CSC106: Introduction to Computing and the Arts

Professor:
Eitan Mendelowitz
Office:
Ford Hall 252
Office Hours:
Mon/Thurs 10:45AM – Noon (please sign up on-line)
Email:
Class Time:
TTh 1:00PM–2:50PM
Location:
Seelye Hall 411
TA:
Jessica Lawrence
TA Session:
M 8-10
Location:
Ford Hall 241

Course Description

This introductory course will explore computation as an artistic medium with creative approaches to computer programming as the central theme. Through readings, viewings, group discussion, labs, projects, critiques, and guest artist / researcher presentations, we will examine a range of computational art practices, while developing a solid foundation in basic computer programming approaches and techniques. This course has no prerequisites and does not assume any prior programming or art production experience.

Objectives

Design / Structure

This course will combine historical overview with critical, theoretical, and technical readings, viewings / guest artist presentations, and ongoing exercises and projects. We will read influential texts, and discuss these readings in class. There will also be ongoing tech labs that will contribute to the development of core programming skills, as well as prepare students for individual or collaborative projects.

Text / Reading

Processing: A Programming Handbook for Visual Designers and Artists (available at the Smith book store)
Casey Reas and Ben Fry, MIT Press, 2007
In addition to the required text, the course will also involve selected readings from other sources, including online materials and supplemental materials available through the Smith Libraries. You are expected to read the materials at least once and be prepared to discuss readings in class.

Labs and Projects

We will have tech labs during class. These will be tutorials on a given programing technique. Educational Technology Services also offers a range of workshops that will be very beneficial if you are new to multimedia technologies.

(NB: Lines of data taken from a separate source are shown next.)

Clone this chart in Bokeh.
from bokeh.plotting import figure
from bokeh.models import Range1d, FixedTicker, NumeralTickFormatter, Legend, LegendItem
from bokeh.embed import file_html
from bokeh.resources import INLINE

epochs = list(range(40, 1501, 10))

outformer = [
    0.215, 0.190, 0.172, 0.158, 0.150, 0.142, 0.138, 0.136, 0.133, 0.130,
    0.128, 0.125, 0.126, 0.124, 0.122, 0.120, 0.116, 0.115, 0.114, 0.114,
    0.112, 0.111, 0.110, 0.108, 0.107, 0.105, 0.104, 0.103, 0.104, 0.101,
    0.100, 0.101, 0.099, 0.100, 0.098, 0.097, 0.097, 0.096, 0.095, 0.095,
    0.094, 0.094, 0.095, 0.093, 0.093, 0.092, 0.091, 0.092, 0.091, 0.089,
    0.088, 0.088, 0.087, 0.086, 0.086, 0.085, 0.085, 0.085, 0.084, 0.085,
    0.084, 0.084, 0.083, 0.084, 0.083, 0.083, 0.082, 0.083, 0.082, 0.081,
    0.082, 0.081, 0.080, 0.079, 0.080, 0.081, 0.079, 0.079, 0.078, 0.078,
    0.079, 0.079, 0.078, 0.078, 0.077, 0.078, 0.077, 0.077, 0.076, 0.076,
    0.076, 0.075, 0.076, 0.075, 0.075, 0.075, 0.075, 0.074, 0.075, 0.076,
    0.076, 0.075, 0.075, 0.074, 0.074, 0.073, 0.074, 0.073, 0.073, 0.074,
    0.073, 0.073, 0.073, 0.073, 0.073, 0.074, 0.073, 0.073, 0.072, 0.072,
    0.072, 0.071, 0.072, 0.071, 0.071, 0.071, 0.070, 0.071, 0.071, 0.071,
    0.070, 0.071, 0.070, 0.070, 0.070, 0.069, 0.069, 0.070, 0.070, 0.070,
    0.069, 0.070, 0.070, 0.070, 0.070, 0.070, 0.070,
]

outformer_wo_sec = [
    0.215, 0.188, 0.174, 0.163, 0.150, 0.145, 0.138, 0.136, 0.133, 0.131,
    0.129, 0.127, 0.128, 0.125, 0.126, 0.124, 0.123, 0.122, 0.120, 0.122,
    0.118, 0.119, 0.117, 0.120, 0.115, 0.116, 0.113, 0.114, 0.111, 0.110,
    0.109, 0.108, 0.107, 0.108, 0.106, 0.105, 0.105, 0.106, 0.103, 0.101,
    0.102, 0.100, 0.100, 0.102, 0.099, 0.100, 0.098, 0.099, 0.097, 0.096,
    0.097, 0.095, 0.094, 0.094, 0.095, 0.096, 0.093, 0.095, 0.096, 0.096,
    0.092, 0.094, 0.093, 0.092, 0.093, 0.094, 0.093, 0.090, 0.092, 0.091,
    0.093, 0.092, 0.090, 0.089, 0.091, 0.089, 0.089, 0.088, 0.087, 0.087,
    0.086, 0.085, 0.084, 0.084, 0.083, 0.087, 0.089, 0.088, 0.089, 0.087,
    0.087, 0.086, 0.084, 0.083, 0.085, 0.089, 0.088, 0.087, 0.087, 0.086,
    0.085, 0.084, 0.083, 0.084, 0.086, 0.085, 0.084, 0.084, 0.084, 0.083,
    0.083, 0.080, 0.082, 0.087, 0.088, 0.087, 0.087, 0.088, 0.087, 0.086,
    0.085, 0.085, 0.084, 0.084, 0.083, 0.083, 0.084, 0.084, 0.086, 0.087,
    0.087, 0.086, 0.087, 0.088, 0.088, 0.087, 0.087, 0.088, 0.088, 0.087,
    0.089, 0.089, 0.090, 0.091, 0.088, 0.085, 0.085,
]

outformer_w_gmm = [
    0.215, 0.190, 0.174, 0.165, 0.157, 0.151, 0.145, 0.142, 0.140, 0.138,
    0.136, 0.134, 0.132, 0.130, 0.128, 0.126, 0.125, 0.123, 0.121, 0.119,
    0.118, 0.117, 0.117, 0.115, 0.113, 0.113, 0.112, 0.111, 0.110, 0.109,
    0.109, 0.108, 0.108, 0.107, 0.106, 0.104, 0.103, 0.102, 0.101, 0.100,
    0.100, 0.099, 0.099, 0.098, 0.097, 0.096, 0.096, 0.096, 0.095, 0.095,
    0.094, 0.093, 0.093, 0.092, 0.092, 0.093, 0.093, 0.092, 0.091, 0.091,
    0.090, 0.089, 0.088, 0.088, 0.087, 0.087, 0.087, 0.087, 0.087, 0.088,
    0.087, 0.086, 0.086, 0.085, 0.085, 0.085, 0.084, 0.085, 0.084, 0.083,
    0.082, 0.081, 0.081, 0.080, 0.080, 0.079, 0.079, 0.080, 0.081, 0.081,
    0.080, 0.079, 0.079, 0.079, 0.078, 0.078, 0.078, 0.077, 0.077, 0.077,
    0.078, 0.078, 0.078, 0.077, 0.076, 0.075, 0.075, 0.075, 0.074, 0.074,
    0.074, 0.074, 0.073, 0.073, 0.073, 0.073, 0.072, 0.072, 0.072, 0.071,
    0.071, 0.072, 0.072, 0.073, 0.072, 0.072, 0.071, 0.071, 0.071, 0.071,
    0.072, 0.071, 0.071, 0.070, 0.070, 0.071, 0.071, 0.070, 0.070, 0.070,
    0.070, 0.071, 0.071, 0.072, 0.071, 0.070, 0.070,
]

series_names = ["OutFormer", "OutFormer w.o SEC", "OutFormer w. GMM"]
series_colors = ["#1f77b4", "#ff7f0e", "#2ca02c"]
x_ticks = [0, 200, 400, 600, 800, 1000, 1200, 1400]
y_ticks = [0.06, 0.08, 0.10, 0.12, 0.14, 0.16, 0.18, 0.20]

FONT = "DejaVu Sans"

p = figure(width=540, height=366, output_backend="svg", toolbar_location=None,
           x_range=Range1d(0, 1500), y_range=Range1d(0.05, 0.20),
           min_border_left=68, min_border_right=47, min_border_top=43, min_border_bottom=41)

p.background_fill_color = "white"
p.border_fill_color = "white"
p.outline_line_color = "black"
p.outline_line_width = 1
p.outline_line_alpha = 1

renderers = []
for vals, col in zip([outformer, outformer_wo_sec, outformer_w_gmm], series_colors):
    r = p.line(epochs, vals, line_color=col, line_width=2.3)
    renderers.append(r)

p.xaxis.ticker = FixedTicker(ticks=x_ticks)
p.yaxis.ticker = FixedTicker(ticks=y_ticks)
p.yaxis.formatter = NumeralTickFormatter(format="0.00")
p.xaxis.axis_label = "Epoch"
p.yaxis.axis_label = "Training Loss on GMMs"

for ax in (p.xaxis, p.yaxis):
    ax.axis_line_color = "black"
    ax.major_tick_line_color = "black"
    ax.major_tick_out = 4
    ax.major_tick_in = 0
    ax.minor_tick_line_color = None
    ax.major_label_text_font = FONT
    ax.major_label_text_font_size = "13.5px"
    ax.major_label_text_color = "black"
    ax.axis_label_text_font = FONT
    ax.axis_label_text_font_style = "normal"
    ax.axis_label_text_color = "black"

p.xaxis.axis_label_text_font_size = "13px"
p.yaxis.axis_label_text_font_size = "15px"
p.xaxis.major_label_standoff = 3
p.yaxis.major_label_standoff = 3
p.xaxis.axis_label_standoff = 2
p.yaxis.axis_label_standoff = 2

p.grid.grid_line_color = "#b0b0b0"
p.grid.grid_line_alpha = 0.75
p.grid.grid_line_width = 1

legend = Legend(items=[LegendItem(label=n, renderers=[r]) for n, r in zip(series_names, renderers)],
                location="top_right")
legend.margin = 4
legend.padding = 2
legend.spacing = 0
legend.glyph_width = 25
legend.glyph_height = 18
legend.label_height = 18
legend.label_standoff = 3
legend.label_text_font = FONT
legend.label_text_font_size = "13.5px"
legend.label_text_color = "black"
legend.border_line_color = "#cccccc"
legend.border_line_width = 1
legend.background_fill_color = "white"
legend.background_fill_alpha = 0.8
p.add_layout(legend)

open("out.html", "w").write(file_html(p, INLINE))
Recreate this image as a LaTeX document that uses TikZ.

There will be exercises designed to develop technical skills and a personal aesthetic and a paper/presentation on an artist of your choice. There will be 2 mid-semester projects and a final project which are creative works. All three projects will be discussed in class and posted on the web.

Attendance and Grading

Attendance and active participation are absolutely necessary for this class to function. Unexcused absences will directly impact your grade, as well as indirectly affecting the quality of your work.

Your grade will reflect both your participation in the class (discussions, reading responses, collaborative efforts) and the energy you put into the labs and projects. It is sometimes difficult to evaluate projects, since we all bring our own unique background and experience to our work. This course is open to students with widely different backgrounds, and each of you will explore territory that is new to you. In this regard, we are most interested to see an active, committed, and energetic engagement in the readings, discussions, labs, and projects. All assignments are due on time; This class moves fast, making it very difficult to catch up if you fall behind. Grading percentages will be as follows:

Participation:
10%
Exercises:
25%
Artist Paper/Presentation:
13%
Mid-Semester Projects:
32%
Final Project:
20%

Late Work: Late assignments will have a full letter grade deducted for each day your assignment is late (except in case of documented illness or personal difficulties).

Collaboration and the Honor Code

While bound by the Honor Code, you are encouraged to seek assistance from classmates, our TA, and the instructor on homework assignments or projects should you have difficulty. They are a great resource which can aid you in completing your work. Appropriate forms of assistance include help with the understanding of concepts, help debugging a program, or help refining ideas/concepts for projects (i.e. brainstorming). That said, the work you turn in must be your own. When turning in your assignment you are required to credit all students from whom you received substantial help.

You may work with a partner on any of the class projects. When working with a partner, projects will be held to a slightly higher standard than projects submitted by individuals. Partnerships must be approved in advance.

Note: This is a course in a rapidly changing field. It is designed to quickly expose you to many different areas of computational art practice and research. The selected readings and course schedule will probably change somewhat throughout the semester. Please refer to the online schedule for up to date info, as well as news and special event announcements.